La place de la Résistance – Brillplaz – est un endroit bizarre. Les crottes en cuivre chauffent sous la canicule et les haies en buis, taillées de manière sophistiquée pour reprendre les formes organiques des sculptures ont cet aspect factice qu’on aime détester dans les jardins contemporains. Les arbres et arbustes sont encore trop jeunes – ils ont été plantés en 2013 seulement – pour faire de l’ombre. D’un côté de la place, le Musée national de la Résistance est en rénovation, un seul panneau d’une « exposition » dédiée à Aristides de Sousa Mendes subsiste, les autres ont été volés. De l’autre côté, le Théâtre d’Esch, encore fermé ; des gens déjeunent en terrasse. Le restaurant de sushis installé dans un des deux pavillons est presque vide. Devant le deuxième pavillon, à côté de l’entrée vers le parking souterrain, des autocollants indiquent les distances à garder entre spectateurs lors d’événements. Rien ici ne signifie qu’on est bienvenu. L’espace public conçu par l’architecte berlinois Kamel Louafi semble surtout pensé pour prendre de belles photos aériennes et ne laisse pas de place aux utilisateurs. Son grand avantage fut à l’époque de Lydia Mutsch (LSAP) de faire oublier la débâcle du projet André Heller et ses masques dorés aussi surdimensionnés que le budget.

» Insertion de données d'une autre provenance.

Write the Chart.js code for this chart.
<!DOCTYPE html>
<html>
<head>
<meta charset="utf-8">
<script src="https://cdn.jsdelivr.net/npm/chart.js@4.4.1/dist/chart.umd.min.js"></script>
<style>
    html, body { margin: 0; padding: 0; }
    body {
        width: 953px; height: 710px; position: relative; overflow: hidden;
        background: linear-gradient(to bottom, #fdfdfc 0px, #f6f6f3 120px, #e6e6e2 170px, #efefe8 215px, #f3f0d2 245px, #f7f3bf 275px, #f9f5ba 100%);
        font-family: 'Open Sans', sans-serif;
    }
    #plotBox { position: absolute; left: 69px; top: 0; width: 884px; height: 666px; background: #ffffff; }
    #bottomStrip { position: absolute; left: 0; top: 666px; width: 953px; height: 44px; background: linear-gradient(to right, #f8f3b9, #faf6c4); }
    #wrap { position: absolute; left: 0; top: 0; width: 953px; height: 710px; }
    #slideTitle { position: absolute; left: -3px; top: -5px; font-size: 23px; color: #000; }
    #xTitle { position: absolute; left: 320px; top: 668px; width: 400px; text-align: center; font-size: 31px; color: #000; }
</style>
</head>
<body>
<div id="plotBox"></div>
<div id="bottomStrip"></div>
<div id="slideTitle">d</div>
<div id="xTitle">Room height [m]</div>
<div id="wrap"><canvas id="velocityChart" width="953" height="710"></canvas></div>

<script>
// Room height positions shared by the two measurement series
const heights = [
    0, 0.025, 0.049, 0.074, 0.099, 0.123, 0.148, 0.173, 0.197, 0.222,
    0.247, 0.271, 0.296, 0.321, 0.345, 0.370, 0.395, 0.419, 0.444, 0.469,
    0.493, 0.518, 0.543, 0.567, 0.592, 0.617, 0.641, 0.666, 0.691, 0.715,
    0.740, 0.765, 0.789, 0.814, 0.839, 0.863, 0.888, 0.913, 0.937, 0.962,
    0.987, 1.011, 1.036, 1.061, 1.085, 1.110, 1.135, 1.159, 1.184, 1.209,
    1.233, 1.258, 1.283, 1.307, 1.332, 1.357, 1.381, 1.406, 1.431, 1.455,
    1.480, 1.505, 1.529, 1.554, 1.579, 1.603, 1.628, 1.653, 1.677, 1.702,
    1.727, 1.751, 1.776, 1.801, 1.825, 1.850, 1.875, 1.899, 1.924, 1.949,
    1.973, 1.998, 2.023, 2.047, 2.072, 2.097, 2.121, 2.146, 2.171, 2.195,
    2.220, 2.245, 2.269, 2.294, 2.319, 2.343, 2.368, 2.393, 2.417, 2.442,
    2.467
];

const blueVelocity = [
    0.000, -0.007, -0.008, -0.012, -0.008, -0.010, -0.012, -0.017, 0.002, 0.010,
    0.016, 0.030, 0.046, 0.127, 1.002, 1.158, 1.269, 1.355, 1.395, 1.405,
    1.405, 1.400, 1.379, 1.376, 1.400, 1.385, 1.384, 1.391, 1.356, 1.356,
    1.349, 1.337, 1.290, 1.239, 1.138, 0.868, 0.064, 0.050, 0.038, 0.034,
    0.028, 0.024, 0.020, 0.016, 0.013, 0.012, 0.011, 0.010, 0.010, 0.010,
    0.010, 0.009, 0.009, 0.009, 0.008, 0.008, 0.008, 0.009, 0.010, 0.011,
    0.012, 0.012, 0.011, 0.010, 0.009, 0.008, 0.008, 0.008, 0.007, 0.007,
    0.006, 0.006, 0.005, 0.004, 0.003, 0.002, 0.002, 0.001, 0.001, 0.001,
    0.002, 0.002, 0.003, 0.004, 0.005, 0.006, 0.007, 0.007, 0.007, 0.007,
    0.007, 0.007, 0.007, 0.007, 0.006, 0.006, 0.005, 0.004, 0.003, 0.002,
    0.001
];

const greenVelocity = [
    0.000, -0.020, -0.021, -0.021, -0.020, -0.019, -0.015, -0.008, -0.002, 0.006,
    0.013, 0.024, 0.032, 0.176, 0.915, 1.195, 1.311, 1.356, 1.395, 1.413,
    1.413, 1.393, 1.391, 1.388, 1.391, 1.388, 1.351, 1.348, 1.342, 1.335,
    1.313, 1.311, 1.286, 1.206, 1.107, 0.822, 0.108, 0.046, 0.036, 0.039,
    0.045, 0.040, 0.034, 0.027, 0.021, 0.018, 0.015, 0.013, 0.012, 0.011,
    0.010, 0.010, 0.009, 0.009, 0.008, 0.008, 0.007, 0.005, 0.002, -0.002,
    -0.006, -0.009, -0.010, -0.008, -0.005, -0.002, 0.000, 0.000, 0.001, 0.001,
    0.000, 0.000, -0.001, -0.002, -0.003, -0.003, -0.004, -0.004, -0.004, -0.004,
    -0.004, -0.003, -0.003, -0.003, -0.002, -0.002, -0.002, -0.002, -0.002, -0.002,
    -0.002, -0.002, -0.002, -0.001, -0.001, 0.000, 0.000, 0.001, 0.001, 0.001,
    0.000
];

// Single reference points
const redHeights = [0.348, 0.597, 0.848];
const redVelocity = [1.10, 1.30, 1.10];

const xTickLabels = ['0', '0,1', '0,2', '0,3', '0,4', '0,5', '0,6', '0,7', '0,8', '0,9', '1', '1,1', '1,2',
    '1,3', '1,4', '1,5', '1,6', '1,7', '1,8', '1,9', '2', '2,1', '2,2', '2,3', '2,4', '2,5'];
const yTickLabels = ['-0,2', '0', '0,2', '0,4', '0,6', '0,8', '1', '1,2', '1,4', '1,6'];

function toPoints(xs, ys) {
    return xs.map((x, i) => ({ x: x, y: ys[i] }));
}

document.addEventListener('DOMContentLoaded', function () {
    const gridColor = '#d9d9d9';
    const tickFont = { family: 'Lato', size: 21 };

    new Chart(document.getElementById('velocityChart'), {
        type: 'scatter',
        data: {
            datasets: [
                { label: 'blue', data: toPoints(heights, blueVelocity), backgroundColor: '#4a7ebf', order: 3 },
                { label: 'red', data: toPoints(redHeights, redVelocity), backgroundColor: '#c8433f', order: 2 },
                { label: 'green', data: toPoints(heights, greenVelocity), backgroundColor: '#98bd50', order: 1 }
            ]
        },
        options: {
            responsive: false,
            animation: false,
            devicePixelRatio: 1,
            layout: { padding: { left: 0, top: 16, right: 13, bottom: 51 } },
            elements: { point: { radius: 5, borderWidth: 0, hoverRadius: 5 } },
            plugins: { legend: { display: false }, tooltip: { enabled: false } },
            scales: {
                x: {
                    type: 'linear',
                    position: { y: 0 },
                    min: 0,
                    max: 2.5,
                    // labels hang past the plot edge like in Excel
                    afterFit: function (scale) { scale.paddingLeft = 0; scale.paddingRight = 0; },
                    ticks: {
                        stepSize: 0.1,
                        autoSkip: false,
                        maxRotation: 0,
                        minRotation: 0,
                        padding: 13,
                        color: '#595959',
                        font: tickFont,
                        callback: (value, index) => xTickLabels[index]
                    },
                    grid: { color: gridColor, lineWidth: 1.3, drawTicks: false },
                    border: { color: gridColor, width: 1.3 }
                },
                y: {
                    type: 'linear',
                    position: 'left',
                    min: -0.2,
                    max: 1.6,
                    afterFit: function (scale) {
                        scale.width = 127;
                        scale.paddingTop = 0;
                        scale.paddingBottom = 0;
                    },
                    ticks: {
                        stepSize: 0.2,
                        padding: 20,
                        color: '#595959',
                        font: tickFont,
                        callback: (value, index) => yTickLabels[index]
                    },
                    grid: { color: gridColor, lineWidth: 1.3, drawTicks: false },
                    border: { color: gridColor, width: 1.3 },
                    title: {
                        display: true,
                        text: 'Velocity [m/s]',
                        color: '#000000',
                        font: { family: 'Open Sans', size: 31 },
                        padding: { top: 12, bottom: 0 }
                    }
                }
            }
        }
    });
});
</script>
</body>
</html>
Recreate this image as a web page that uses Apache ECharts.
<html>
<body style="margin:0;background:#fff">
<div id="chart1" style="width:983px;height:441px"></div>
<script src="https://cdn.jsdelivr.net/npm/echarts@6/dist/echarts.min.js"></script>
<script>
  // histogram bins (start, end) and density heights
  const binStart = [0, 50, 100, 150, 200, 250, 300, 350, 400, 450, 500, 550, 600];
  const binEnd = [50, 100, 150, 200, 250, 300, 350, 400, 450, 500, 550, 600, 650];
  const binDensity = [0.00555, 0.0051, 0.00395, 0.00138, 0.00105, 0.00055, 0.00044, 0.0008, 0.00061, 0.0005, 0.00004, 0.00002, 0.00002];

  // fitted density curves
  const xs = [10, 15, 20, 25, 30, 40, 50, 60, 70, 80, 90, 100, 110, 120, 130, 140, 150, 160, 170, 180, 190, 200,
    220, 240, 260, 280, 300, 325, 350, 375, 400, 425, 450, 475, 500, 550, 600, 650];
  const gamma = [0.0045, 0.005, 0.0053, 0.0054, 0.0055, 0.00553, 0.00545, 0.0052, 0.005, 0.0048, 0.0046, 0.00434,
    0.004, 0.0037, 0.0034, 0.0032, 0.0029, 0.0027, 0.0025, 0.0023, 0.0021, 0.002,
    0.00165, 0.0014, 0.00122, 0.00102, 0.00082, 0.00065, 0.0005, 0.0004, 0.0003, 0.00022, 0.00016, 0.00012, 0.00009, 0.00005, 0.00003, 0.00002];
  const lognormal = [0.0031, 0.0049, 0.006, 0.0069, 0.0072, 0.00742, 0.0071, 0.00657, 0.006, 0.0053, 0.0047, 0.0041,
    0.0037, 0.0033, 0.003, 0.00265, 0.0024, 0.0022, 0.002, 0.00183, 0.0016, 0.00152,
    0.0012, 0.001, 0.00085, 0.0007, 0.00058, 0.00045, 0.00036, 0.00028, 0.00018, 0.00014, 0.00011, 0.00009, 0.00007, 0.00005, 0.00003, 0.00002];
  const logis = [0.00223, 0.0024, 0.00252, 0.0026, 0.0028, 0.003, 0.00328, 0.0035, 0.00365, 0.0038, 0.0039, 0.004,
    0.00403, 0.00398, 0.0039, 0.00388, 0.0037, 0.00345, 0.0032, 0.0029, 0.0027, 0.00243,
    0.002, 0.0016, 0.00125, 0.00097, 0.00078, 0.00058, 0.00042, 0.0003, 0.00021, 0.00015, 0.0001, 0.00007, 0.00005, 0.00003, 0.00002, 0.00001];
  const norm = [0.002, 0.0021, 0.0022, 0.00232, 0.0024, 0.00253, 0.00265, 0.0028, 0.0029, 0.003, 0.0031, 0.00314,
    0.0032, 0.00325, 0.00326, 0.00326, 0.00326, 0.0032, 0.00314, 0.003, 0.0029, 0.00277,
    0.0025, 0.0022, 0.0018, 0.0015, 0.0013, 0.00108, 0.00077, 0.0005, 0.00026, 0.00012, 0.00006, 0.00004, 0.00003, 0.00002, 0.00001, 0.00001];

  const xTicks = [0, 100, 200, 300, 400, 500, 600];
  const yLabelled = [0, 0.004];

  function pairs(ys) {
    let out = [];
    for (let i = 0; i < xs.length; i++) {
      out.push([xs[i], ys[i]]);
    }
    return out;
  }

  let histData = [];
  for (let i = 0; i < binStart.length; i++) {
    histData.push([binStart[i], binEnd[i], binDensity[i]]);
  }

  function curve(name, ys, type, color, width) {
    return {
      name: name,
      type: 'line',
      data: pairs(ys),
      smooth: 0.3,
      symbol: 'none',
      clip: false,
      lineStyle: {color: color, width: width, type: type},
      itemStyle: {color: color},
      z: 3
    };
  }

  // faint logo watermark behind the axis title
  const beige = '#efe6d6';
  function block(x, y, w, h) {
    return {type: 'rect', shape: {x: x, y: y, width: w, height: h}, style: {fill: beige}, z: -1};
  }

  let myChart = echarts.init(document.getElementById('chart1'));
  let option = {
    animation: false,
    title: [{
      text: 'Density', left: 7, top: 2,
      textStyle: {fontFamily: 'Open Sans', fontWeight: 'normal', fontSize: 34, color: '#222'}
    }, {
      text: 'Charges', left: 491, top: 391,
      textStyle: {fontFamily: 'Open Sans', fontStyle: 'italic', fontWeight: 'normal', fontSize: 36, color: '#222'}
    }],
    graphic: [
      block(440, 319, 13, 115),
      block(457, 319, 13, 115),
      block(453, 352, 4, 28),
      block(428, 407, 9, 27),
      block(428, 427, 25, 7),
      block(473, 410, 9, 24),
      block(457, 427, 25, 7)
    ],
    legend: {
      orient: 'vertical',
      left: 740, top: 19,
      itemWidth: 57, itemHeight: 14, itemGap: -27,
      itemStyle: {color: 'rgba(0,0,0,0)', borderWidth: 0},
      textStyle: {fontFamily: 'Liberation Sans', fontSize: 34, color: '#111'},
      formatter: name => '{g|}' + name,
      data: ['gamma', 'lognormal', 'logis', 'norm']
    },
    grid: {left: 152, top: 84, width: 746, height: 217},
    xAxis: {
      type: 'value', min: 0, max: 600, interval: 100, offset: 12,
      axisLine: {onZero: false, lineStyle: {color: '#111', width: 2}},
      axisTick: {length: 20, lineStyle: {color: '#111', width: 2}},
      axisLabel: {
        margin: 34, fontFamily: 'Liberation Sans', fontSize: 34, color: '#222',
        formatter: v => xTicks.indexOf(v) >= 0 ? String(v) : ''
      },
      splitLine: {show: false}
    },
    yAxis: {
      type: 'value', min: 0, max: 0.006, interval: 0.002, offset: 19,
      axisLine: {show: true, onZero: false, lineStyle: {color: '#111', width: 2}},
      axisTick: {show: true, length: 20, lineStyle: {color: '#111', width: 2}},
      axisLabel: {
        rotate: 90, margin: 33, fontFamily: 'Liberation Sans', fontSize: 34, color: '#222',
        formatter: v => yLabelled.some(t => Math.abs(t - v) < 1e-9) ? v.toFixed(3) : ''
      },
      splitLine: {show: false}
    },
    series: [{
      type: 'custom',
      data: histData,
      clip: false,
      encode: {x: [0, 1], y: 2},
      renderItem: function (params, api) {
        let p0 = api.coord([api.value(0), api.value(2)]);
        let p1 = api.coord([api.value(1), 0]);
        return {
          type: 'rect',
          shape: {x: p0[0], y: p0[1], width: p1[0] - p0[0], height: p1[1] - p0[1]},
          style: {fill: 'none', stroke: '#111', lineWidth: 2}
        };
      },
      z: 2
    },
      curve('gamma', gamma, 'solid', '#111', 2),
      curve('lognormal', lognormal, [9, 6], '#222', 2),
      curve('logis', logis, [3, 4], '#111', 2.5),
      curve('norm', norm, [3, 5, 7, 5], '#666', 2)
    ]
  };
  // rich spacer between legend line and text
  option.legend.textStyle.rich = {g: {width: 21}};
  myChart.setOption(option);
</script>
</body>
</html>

Le deuxième pavillon, en face du restaurant asiatique, a été mis à disposition par la Ville d’Esch à l’association Esch22, capitale européenne de la culture. Même si aucune des deux équipes, ni la première de Wagner/Strötgen ni celle de Nancy Braun, n’a jamais voulu y élire domicile (elle est installée au 1535 à Differdange), c’est, de par sa structure ouverte, un lieu idéal pour faire vitrine. Aussi en temps de confinement, comme il s’est avéré, puisque les passants peuvent avoir un aperçu d’une œuvre de l’extérieur. Un peu comme le fut le pavillon de l’Aica jadis, ou comme l’est actuellement la Cecil’s Box du Cercle-Cité à Luxembourg-Ville. Après Thibault Brunet et ses paysages numériques Topographia naturalis pour la Nuit de la culture l’année dernière et la ville miniature Playful connect de Floris Hovers en février, Esch22 a invité Paul Schumacher aka Melting Pol à s’approprier le pavillon appelé Annexe22. Il le fait avec une installation qui lui ressemble : Under construction est une œuvre lumineuse au sens propre du terme : les structures de deux échafaudages industriels, comme ceux qu’on utilise généralement pour les chantiers de construction, sont remplacées par des tubes en LED blancs ; les plateformes sont en plexiglas translucides. Under construction au propre comme au figuré : l’installation est aussi censée indiquer que derrière les coulisses des ragots et des scandales qui entourent le projet de capitale européenne de la culture, quelque chose d’enchanteur se construit.
Originairement, Paul Schumacher vient de l’événementiel : il travailla à un moment dans la conception des foires et salons à Luxexpo. C’est donc un monde qu’il connaît, même si son activité artistique de premier veejay au Luxembourg a peu à peu pris le dessus. Très prolixe, Schumacher s’est d’abord associé à des musiciens, danseurs et acteurs, avant de se réorienter vers le videomapping, cette récente mode de projeter des images sur des surfaces architecturales. Il connaît le charme qu’exerce la lumière, matière fragile et éphémère – comme l’a prouvé jadis Enrico Lunghi avec deux expositions d’œuvres basées sur la lumière au Casino Luxembourg – Forum d’art contemporain (Light Pieces en 2000 et On/Off en 2006/2007). Matière trompeuse aussi, qui permet de faire de l’effet avec bien peu de choses – comme l’ont prouvé les Open market days d’Esch22, en février dans l’ancienne halle de marché à Esch. Or, comme le précise la directrice de la programmation d’Esch22, Françoise Poos vis-à-vis du site Reporter.lu, « une capitale européenne de la Culture, ce n’est pas une biennale d’art. Pour la Commission européenne, c’est un projet sociétal où l’art et la Culture doivent avoir un impact systémique sur l’économie ». Dans ce sens, l’installation de Melting Pol tire dans le mille : un peu d’éblouissement pour revaloriser la ville après la désindustrialisation.